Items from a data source

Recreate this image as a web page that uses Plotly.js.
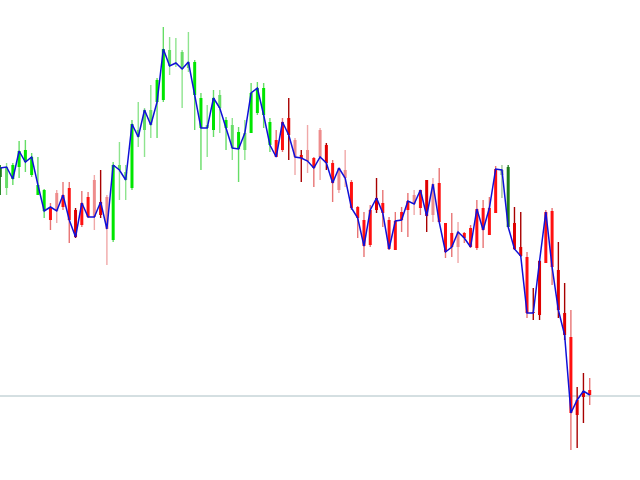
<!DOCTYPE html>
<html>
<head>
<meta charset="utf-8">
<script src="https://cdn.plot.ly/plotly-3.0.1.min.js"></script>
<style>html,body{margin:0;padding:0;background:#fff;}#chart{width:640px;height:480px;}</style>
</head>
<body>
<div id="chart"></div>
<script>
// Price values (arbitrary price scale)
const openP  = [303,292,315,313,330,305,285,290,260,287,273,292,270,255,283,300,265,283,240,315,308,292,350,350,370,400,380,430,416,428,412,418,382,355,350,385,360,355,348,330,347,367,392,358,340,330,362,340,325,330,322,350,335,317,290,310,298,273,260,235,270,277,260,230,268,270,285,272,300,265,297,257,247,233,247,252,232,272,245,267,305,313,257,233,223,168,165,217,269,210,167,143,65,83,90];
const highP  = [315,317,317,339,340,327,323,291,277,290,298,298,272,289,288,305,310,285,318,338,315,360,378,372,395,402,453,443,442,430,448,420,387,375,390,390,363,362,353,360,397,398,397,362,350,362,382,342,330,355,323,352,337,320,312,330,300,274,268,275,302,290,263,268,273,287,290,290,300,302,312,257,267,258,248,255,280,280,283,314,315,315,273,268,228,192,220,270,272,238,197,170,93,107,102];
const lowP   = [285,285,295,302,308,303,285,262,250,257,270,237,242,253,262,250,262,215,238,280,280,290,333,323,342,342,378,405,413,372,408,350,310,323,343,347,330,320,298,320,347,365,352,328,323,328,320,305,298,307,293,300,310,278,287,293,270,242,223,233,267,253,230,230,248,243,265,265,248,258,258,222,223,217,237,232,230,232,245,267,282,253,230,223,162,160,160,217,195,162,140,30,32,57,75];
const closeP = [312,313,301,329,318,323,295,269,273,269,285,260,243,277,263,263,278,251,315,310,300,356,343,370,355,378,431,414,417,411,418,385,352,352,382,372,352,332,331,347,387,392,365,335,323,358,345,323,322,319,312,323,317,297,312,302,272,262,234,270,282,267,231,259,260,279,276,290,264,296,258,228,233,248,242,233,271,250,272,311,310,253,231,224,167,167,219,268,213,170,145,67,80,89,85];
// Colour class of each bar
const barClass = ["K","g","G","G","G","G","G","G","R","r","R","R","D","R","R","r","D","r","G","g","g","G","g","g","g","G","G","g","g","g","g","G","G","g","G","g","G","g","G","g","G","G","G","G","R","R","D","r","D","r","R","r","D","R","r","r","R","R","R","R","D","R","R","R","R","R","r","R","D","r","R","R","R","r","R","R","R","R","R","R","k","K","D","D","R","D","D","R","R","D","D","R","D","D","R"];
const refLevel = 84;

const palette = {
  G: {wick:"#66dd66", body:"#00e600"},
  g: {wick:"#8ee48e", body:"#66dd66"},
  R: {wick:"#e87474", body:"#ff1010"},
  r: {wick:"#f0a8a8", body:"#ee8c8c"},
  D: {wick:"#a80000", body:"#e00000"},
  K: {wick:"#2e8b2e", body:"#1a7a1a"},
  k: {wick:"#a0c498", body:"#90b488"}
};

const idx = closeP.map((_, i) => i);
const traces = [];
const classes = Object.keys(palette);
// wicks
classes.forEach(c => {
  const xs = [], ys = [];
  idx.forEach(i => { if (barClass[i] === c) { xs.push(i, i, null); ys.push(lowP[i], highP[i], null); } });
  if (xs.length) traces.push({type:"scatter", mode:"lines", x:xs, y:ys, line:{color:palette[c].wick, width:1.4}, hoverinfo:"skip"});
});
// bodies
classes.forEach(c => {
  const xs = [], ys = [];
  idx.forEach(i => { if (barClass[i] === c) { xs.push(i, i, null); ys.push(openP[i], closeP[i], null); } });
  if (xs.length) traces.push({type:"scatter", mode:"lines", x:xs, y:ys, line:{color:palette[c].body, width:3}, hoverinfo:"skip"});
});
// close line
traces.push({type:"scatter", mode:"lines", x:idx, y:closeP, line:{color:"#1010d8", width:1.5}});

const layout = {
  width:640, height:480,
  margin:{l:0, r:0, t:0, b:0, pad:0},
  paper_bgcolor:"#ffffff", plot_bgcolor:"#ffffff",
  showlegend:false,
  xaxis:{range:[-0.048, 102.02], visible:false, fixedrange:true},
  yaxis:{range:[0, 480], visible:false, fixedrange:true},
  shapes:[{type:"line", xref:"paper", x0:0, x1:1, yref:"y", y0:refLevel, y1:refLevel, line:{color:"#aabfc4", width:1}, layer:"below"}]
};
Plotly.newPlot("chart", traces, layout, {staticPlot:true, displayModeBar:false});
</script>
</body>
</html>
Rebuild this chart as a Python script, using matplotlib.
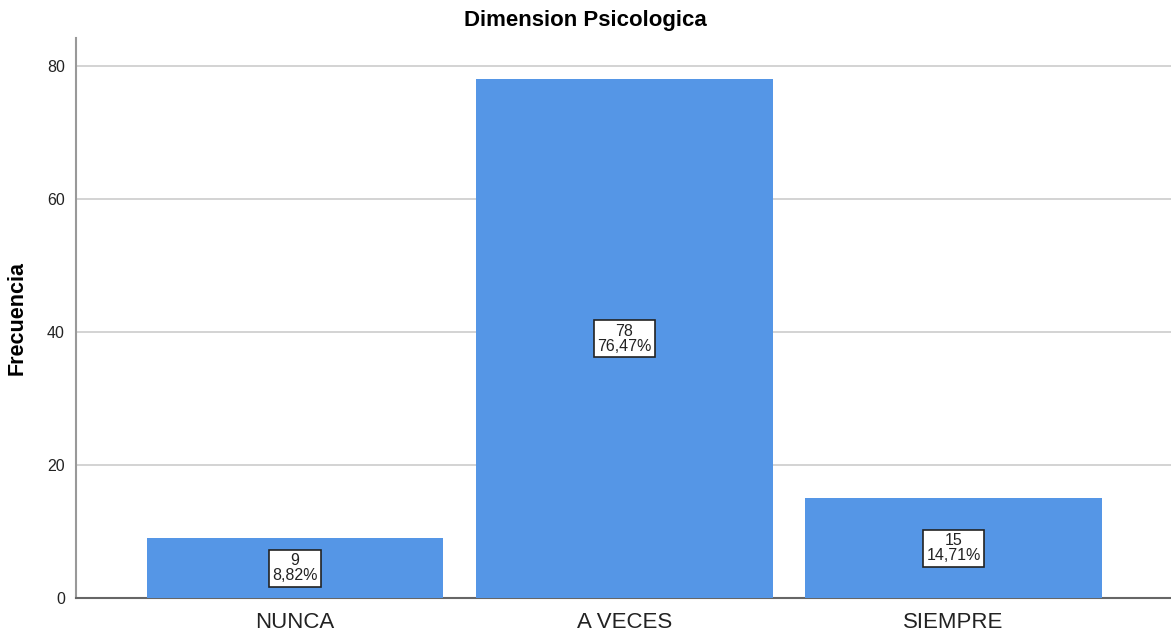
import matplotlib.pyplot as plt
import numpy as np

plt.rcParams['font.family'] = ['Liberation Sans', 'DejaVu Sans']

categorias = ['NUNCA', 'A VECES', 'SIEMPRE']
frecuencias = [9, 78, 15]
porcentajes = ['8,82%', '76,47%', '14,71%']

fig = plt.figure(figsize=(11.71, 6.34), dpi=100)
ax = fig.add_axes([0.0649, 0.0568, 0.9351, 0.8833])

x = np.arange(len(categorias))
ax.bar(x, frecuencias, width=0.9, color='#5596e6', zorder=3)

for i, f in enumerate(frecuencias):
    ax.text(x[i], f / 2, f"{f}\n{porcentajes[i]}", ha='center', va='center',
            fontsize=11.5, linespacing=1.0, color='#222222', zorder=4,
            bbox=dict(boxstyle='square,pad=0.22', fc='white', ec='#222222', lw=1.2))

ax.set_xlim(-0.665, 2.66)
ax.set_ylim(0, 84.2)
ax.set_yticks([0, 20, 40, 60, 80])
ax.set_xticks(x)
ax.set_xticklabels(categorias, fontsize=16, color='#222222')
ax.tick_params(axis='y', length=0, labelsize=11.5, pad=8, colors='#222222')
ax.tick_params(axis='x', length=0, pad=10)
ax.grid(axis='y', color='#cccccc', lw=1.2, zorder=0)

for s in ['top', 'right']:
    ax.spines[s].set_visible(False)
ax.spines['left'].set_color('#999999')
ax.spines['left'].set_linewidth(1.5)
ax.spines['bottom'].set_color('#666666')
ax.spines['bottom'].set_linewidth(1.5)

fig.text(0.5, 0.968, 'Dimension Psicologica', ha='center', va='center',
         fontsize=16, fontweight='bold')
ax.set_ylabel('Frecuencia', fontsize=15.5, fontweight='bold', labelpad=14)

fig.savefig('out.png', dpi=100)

## Given instruction:
Copy the entries exactly. Leave out the images.

## Solution to this task:
Recreate this image as a web page that uses Plotly.js.
<!DOCTYPE html>
<html>
<head>
<meta charset="utf-8">
<script src="https://cdn.plot.ly/plotly-3.0.1.min.js"></script>
<style>html,body{margin:0;padding:0;background:#fff;}#chart{width:640px;height:480px;}</style>
</head>
<body>
<div id="chart"></div>
<script>
// Price values (arbitrary price scale)
const openP  = [303,292,315,313,330,305,285,290,260,287,273,292,270,255,283,300,265,283,240,315,308,292,350,350,370,400,380,430,416,428,412,418,382,355,350,385,360,355,348,330,347,367,392,358,340,330,362,340,325,330,322,350,335,317,290,310,298,273,260,235,270,277,260,230,268,270,285,272,300,265,297,257,247,233,247,252,232,272,245,267,305,313,257,233,223,168,165,217,269,210,167,143,65,83,90];
const highP  = [315,317,317,339,340,327,323,291,277,290,298,298,272,289,288,305,310,285,318,338,315,360,378,372,395,402,453,443,442,430,448,420,387,375,390,390,363,362,353,360,397,398,397,362,350,362,382,342,330,355,323,352,337,320,312,330,300,274,268,275,302,290,263,268,273,287,290,290,300,302,312,257,267,258,248,255,280,280,283,314,315,315,273,268,228,192,220,270,272,238,197,170,93,107,102];
const lowP   = [285,285,295,302,308,303,285,262,250,257,270,237,242,253,262,250,262,215,238,280,280,290,333,323,342,342,378,405,413,372,408,350,310,323,343,347,330,320,298,320,347,365,352,328,323,328,320,305,298,307,293,300,310,278,287,293,270,242,223,233,267,253,230,230,248,243,265,265,248,258,258,222,223,217,237,232,230,232,245,267,282,253,230,223,162,160,160,217,195,162,140,30,32,57,75];
const closeP = [312,313,301,329,318,323,295,269,273,269,285,260,243,277,263,263,278,251,315,310,300,356,343,370,355,378,431,414,417,411,418,385,352,352,382,372,352,332,331,347,387,392,365,335,323,358,345,323,322,319,312,323,317,297,312,302,272,262,234,270,282,267,231,259,260,279,276,290,264,296,258,228,233,248,242,233,271,250,272,311,310,253,231,224,167,167,219,268,213,170,145,67,80,89,85];
// Colour class of each bar
const barClass = ["K","g","G","G","G","G","G","G","R","r","R","R","D","R","R","r","D","r","G","g","g","G","g","g","g","G","G","g","g","g","g","G","G","g","G","g","G","g","G","g","G","G","G","G","R","R","D","r","D","r","R","r","D","R","r","r","R","R","R","R","D","R","R","R","R","R","r","R","D","r","R","R","R","r","R","R","R","R","R","R","k","K","D","D","R","D","D","R","R","D","D","R","D","D","R"];
const refLevel = 84;

const palette = {
  G: {wick:"#66dd66", body:"#00e600"},
  g: {wick:"#8ee48e", body:"#66dd66"},
  R: {wick:"#e87474", body:"#ff1010"},
  r: {wick:"#f0a8a8", body:"#ee8c8c"},
  D: {wick:"#a80000", body:"#e00000"},
  K: {wick:"#2e8b2e", body:"#1a7a1a"},
  k: {wick:"#a0c498", body:"#90b488"}
};

const idx = closeP.map((_, i) => i);
const traces = [];
const classes = Object.keys(palette);
// wicks
classes.forEach(c => {
  const xs = [], ys = [];
  idx.forEach(i => { if (barClass[i] === c) { xs.push(i, i, null); ys.push(lowP[i], highP[i], null); } });
  if (xs.length) traces.push({type:"scatter", mode:"lines", x:xs, y:ys, line:{color:palette[c].wick, width:1.4}, hoverinfo:"skip"});
});
// bodies
classes.forEach(c => {
  const xs = [], ys = [];
  idx.forEach(i => { if (barClass[i] === c) { xs.push(i, i, null); ys.push(openP[i], closeP[i], null); } });
  if (xs.length) traces.push({type:"scatter", mode:"lines", x:xs, y:ys, line:{color:palette[c].body, width:3}, hoverinfo:"skip"});
});
// close line
traces.push({type:"scatter", mode:"lines", x:idx, y:closeP, line:{color:"#1010d8", width:1.5}});

const layout = {
  width:640, height:480,
  margin:{l:0, r:0, t:0, b:0, pad:0},
  paper_bgcolor:"#ffffff", plot_bgcolor:"#ffffff",
  showlegend:false,
  xaxis:{range:[-0.048, 102.02], visible:false, fixedrange:true},
  yaxis:{range:[0, 480], visible:false, fixedrange:true},
  shapes:[{type:"line", xref:"paper", x0:0, x1:1, yref:"y", y0:refLevel, y1:refLevel, line:{color:"#aabfc4", width:1}, layer:"below"}]
};
Plotly.newPlot("chart", traces, layout, {staticPlot:true, displayModeBar:false});
</script>
</body>
</html>
Rebuild this chart as a Python script, using matplotlib.
import matplotlib.pyplot as plt
import numpy as np

plt.rcParams['font.family'] = ['Liberation Sans', 'DejaVu Sans']

categorias = ['NUNCA', 'A VECES', 'SIEMPRE']
frecuencias = [9, 78, 15]
porcentajes = ['8,82%', '76,47%', '14,71%']

fig = plt.figure(figsize=(11.71, 6.34), dpi=100)
ax = fig.add_axes([0.0649, 0.0568, 0.9351, 0.8833])

x = np.arange(len(categorias))
ax.bar(x, frecuencias, width=0.9, color='#5596e6', zorder=3)

for i, f in enumerate(frecuencias):
    ax.text(x[i], f / 2, f"{f}\n{porcentajes[i]}", ha='center', va='center',
            fontsize=11.5, linespacing=1.0, color='#222222', zorder=4,
            bbox=dict(boxstyle='square,pad=0.22', fc='white', ec='#222222', lw=1.2))

ax.set_xlim(-0.665, 2.66)
ax.set_ylim(0, 84.2)
ax.set_yticks([0, 20, 40, 60, 80])
ax.set_xticks(x)
ax.set_xticklabels(categorias, fontsize=16, color='#222222')
ax.tick_params(axis='y', length=0, labelsize=11.5, pad=8, colors='#222222')
ax.tick_params(axis='x', length=0, pad=10)
ax.grid(axis='y', color='#cccccc', lw=1.2, zorder=0)

for s in ['top', 'right']:
    ax.spines[s].set_visible(False)
ax.spines['left'].set_color('#999999')
ax.spines['left'].set_linewidth(1.5)
ax.spines['bottom'].set_color('#666666')
ax.spines['bottom'].set_linewidth(1.5)

fig.text(0.5, 0.968, 'Dimension Psicologica', ha='center', va='center',
         fontsize=16, fontweight='bold')
ax.set_ylabel('Frecuencia', fontsize=15.5, fontweight='bold', labelpad=14)

fig.savefig('out.png', dpi=100)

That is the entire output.